Allo stesso modo, potrebbero essere chiunque la madre o il padre del nuovo nato. Un piccolo che si affaccia alla vita senza averlo voluto. Non sa nulla, vive di puro istinto, pronto o meno che sia, a breve si tufferà nelle braccia dell’umanità imperfetta e titubante che lo ha generato e che, chissà, lo rifiuterà o lo accoglierà: «è costretto a fidarsi, non ha altra scelta»
Azzardo e gioco letterario: Di Paolo esce dalle tre storie singole che ha intrecciato e in chiusura entra a gamba tesa nel romanzo, nella “vita 2” che lo vede personaggio della storia stessa, perché è altrettanto azzardo e gioco provare la vertiginosa sensazione di voler ricostruire quel che c’è stato prima di noi, le vite dei genitori e il loro procedere più o meno casuale verso la svolta, quella venuta al mondo determinante per il dopo. Un inanellamento di “se”, bivii risolti i quali la strada è battuta: il bambino ora è qui, poco importa soffermarsi sull’interrogativo all’origine della vita stessa, c’è un fagotto appena affacciatosi al mondo che chiede di essere accudito.
«Le parole fanno esistere»
Ed è qui che si incontrano la storia di ogni nato e le storie letterarie: sulla pagina, dove si fa tangibile l’esistenza garantita dalle parole. Raccontare è sfiorare “se”, intuire e fantasticare su incroci, possibilità, esistenze ipotetiche, scolpire un percorso, creare una storia, darle vita. Una “vita 2”, tra la “vita 1” e il «lago oscuro» del destino e dei suoi ghirigori.
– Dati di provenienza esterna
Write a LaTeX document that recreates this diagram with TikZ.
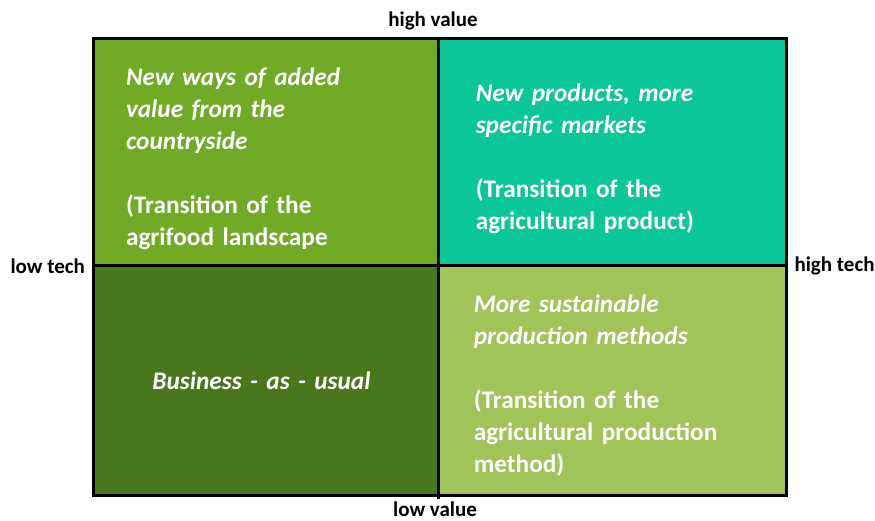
\documentclass[tikz,border=0pt]{standalone}
\usepackage{fontspec}
\setmainfont{Carlito}
\usepackage{xcolor}
\usetikzlibrary{positioning}

\definecolor{valueGreen}{RGB}{112,170,38}
\definecolor{productTeal}{RGB}{11,198,150}
\definecolor{usualGreen}{RGB}{74,119,30}
\definecolor{methodGreen}{RGB}{160,195,90}

\tikzset{
	quadrant/.style={minimum width=345pt, minimum height=227pt, inner sep=0pt, outer sep=0pt, anchor=north west},
	quadtext/.style={text width=275pt, inner sep=0pt, align=left, text=white,
		font=\fontsize{25.3}{32}\selectfont\bfseries},
	axislabel/.style={font=\fontsize{21}{24}\selectfont\bfseries, inner sep=0pt, outer sep=0pt},
	gridline/.style={line width=3pt, black},
}

\begin{document}
\begin{tikzpicture}[x=1pt, y=-1pt] % value / tech matrix
		\useasboundingbox (0,0) rectangle (875,521);
		
		% quadrants
		\node[quadrant, fill=valueGreen] (tl) at (93,39) {};
		\node[quadrant, fill=productTeal, minimum width=348.5pt, right=0pt of tl] (tr) {};
		\node[quadrant, fill=usualGreen, minimum height=229.5pt, below=0pt of tl] (bl) {};
		\node[quadrant, fill=methodGreen, minimum width=348.5pt, minimum height=229.5pt, below=0pt of tr] (br) {};
		
		% quadrant texts
		\node[quadtext, xshift=-2pt, yshift=-6pt] (tlText) at (tl.center)
			{\textit{New ways of added\\value from the\\countryside}\\[32pt](Transition of the\\agrifood landscape};
		\node[quadtext, xshift=1pt, yshift=-6pt] (trText) at (tr.center)
			{\textit{New products, more\\specific markets}\\[32pt](Transition of the\\agricultural product)};
		\node[quadtext, align=center, xshift=-4pt] (blText) at (bl.center)
			{\textit{Business - as - usual}};
		\node[quadtext, xshift=-1pt, yshift=-5pt] (brText) at (br.center)
			{\textit{More sustainable\\production methods}\\[32pt](Transition of the\\agricultural production\\method)};
		
		% grid lines
		\draw[gridline] (tl.north west) rectangle (br.south east);
		\draw[gridline] (tl.north east) -- ([yshift=-3pt]bl.south east);
		\draw[gridline] (tl.south west) -- (tr.south east);
		
		% axis labels
		\node[axislabel, above=9pt of tl.north east, xshift=-5pt] (highValue) {high value};
		\node[axislabel, below=6pt of bl.south east, xshift=-3pt] (lowValue) {low value};
		\node[axislabel, left=8pt of tl.south west] (lowTech) {low tech};
		\node[axislabel, right=8pt of tr.south east] (highTech) {high tech};
\end{tikzpicture}
\end{document}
Mentre tuttavia la vita, quella vera, va avanti, inciampa, impara a camminare, passo dopo passo si fa autonoma, fino a guardarsi indietro e rivedere i genitori, così imperfetti e pieni di paura, affacciandosi a sua volta titubante a un domani in cui potrebbe diventare genitore, dare alla luce una nuova vita.
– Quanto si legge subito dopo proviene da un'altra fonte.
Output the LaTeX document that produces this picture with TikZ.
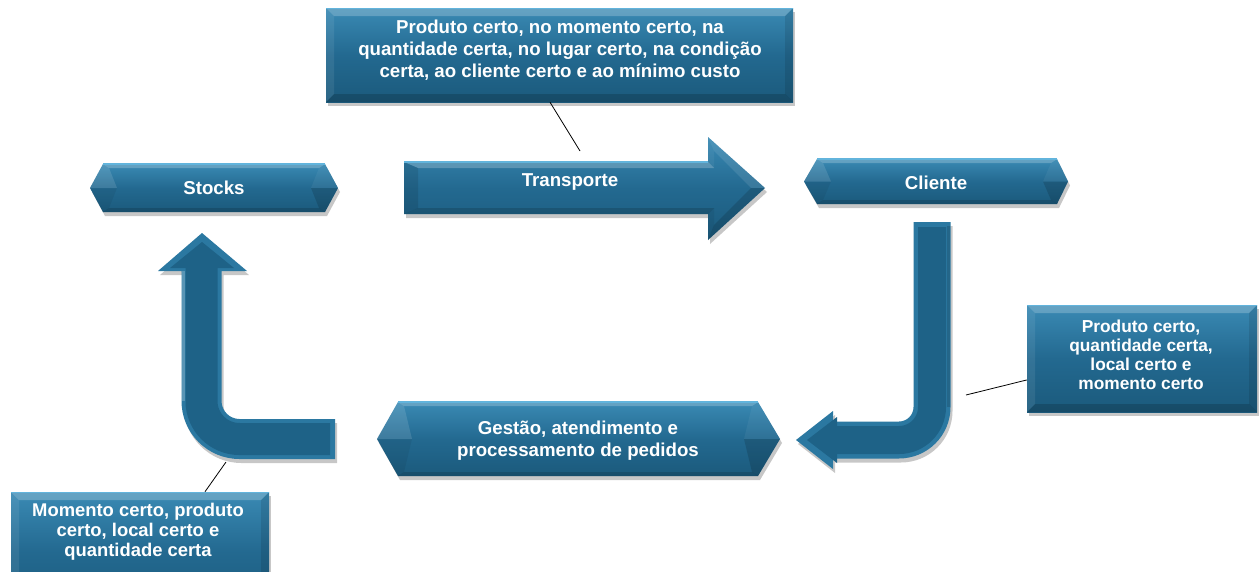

C’è tutta la delicatezza della possibilità, in questo romanzo di Di Paolo, la curiosità di voltare le spalle al cammino e soffermarsi sulla pagina a ricercare cosa lo ha avviato, quale è stato il punto di attraversamento, quella trasformazione in cui qualcuno ha deciso, si è fatto coraggio oppure no, e qualcosa di nuovo è iniziato. «Nove mesi e un attimo. Nove mesi e un giorno, molto vicino al cuore, nei suoi effettivi pressi. Una vita intera, lontano dagli occhi».